* begin *

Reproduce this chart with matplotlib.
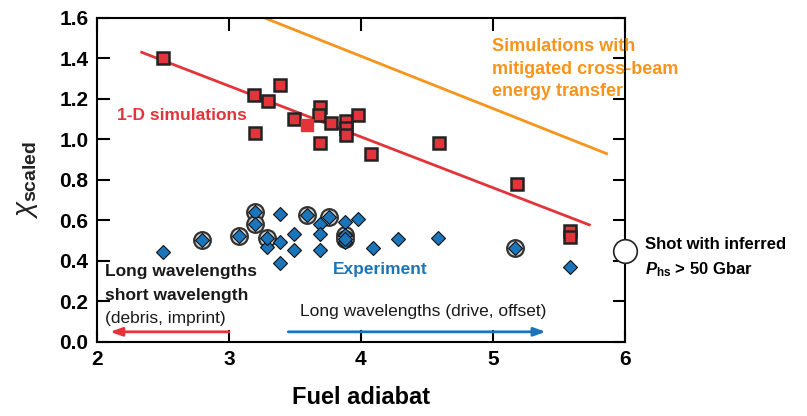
import matplotlib
matplotlib.use("Agg")
import matplotlib.pyplot as plt

plt.rcParams['font.family'] = ['Liberation Sans', 'DejaVu Sans']
plt.rcParams['mathtext.fontset'] = 'custom'
plt.rcParams['mathtext.rm'] = 'Liberation Sans'
plt.rcParams['mathtext.it'] = 'Liberation Sans:italic'
plt.rcParams['mathtext.bf'] = 'Liberation Sans:bold'
plt.rcParams['mathtext.sf'] = 'Liberation Sans:italic:bold'

RED = '#e3343c'
ORANGE = '#f7941d'
BLUE = '#1b75bb'

# 1-D simulation results (squares)
sim_adiabat = [2.50, 3.19, 3.30, 3.39, 3.20, 3.49, 3.69, 3.68, 3.77, 3.89,
               3.89, 3.89, 3.98, 3.69, 4.08, 4.59, 5.18, 5.58, 5.58]
sim_chi = [1.40, 1.22, 1.19, 1.27, 1.03, 1.10, 1.16, 1.12, 1.08, 1.09,
           1.055, 1.02, 1.12, 0.98, 0.93, 0.98, 0.78, 0.55, 0.52]
sim_plain_adiabat = [3.59]
sim_plain_chi = [1.07]

# Experimental shots (diamonds)
exp_adiabat = [2.50, 3.29, 3.39, 3.39, 3.39, 3.49, 3.49, 3.69, 3.69, 3.69,
               3.88, 3.88, 3.98, 4.09, 4.28, 4.58, 5.58]
exp_chi = [0.445, 0.47, 0.63, 0.495, 0.39, 0.535, 0.455, 0.58, 0.535, 0.455,
           0.59, 0.495, 0.605, 0.465, 0.51, 0.515, 0.37]

# Shots with inferred hot-spot pressure > 50 Gbar (circled diamonds)
hp_adiabat = [2.80, 3.08, 3.20, 3.20, 3.29, 3.59, 3.76, 3.88, 3.88, 5.17]
hp_chi = [0.505, 0.525, 0.64, 0.58, 0.515, 0.625, 0.615, 0.53, 0.51, 0.465]

# Trend lines
sim_fit_adiabat = [2.34, 5.73]
sim_fit_chi = [1.43, 0.578]
cbet_fit_adiabat = [3.27, 5.86]
cbet_fit_chi = [1.60, 0.93]

x_ticks = [2, 3, 4, 5, 6]
y_ticks = [0.0, 0.2, 0.4, 0.6, 0.8, 1.0, 1.2, 1.4, 1.6]

fig = plt.figure(figsize=(8.07, 4.16), dpi=100)
ax = fig.add_axes([0.120, 0.178, 0.6545, 0.779])

ax.plot(cbet_fit_adiabat, cbet_fit_chi, color=ORANGE, lw=2, zorder=2)
ax.plot(sim_fit_adiabat, sim_fit_chi, color=RED, lw=2, zorder=2)

ax.plot(sim_adiabat, sim_chi, 's', ms=8.5, mfc=RED, mec='#222222', mew=1.8,
        ls='none', zorder=4)
ax.plot(sim_plain_adiabat, sim_plain_chi, 's', ms=8.5, mfc=RED, mec=RED,
        ls='none', zorder=4)

ax.plot(hp_adiabat, hp_chi, 'o', ms=12, mfc='#d9d9d9', mec='#333333', mew=1.6,
        ls='none', zorder=3)
ax.plot(exp_adiabat + hp_adiabat, exp_chi + hp_chi, 'D', ms=7.5, mfc=BLUE,
        mec='#111111', mew=0.8, ls='none', zorder=5)

# open circle on the right spine, keyed to the note beside it
ax.plot([6.0], [0.45], 'o', ms=17, mfc='white', mec='#222222', mew=1.2,
        clip_on=False, zorder=6)

ax.set_xlim(2, 6)
ax.set_ylim(0, 1.6)
ax.set_xticks(x_ticks)
ax.set_yticks(y_ticks)
ax.set_yticklabels([f'{v:.1f}' for v in y_ticks])
ax.tick_params(direction='in', length=9, width=1.5, top=True, right=True,
               labelsize=15, pad=6)
for lab in ax.get_xticklabels() + ax.get_yticklabels():
    lab.set_fontweight('bold')
for sp in ax.spines.values():
    sp.set_linewidth(1.5)

ax.set_xlabel('Fuel adiabat', fontsize=17, fontweight='bold', labelpad=12)
ax.set_ylabel(r'$\chi_{\mathbf{scaled}}$', fontsize=20, labelpad=14,
              color='#222222')

ax.text(2.15, 1.12, '1-D simulations', color=RED, fontsize=12.5,
        fontweight='bold', va='center', ha='left')
ax.text(3.79, 0.356, 'Experiment', color=BLUE, fontsize=12.5,
        fontweight='bold', va='center', ha='left')
ax.text(4.99, 1.50, 'Simulations with\nmitigated cross-beam\nenergy transfer',
        color=ORANGE, fontsize=13, fontweight='bold', va='top', ha='left',
        linespacing=1.42)

ax.text(2.06, 0.346, 'Long wavelengths', fontsize=12.5, fontweight='bold',
        va='center', ha='left', color='#1a1a1a')
ax.text(2.06, 0.227, 'short wavelength', fontsize=12.5, fontweight='bold',
        va='center', ha='left', color='#1a1a1a')
ax.text(2.06, 0.114, '(debris, imprint)', fontsize=12.5,
        va='center', ha='left', color='#1a1a1a')
ax.text(3.535, 0.148, 'Long wavelengths (drive, offset)', fontsize=12.5,
        va='center', ha='left', color='#1a1a1a')

ax.annotate('', xy=(2.1, 0.05), xytext=(3.0, 0.05),
            arrowprops=dict(arrowstyle='-|>,head_length=0.7,head_width=0.25',
                            color=RED, lw=2, shrinkA=0, shrinkB=0))
ax.annotate('', xy=(5.4, 0.05), xytext=(3.45, 0.05),
            arrowprops=dict(arrowstyle='-|>,head_length=0.7,head_width=0.25',
                            color=BLUE, lw=2, shrinkA=0, shrinkB=0))

ax.text(6.15, 0.479, 'Shot with inferred', fontsize=12, fontweight='bold',
        va='center', ha='left', clip_on=False)
ax.text(6.15, 0.356, r'$\mathsf{P}_{\mathbf{hs}}$ > 50 Gbar', fontsize=12,
        fontweight='bold', va='center', ha='left', clip_on=False)

fig.savefig('out.png', dpi=100)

* end *

- **WRITTEN EXERCISE**:
Make an exact copy of the lines from the top of the material through the line with "import matplotlib.pyplot as plt", pictures excluded.

- **SOLUTION FOR THIS TASK**:
Reproduce this chart with matplotlib.
import matplotlib
matplotlib.use("Agg")
import matplotlib.pyplot as plt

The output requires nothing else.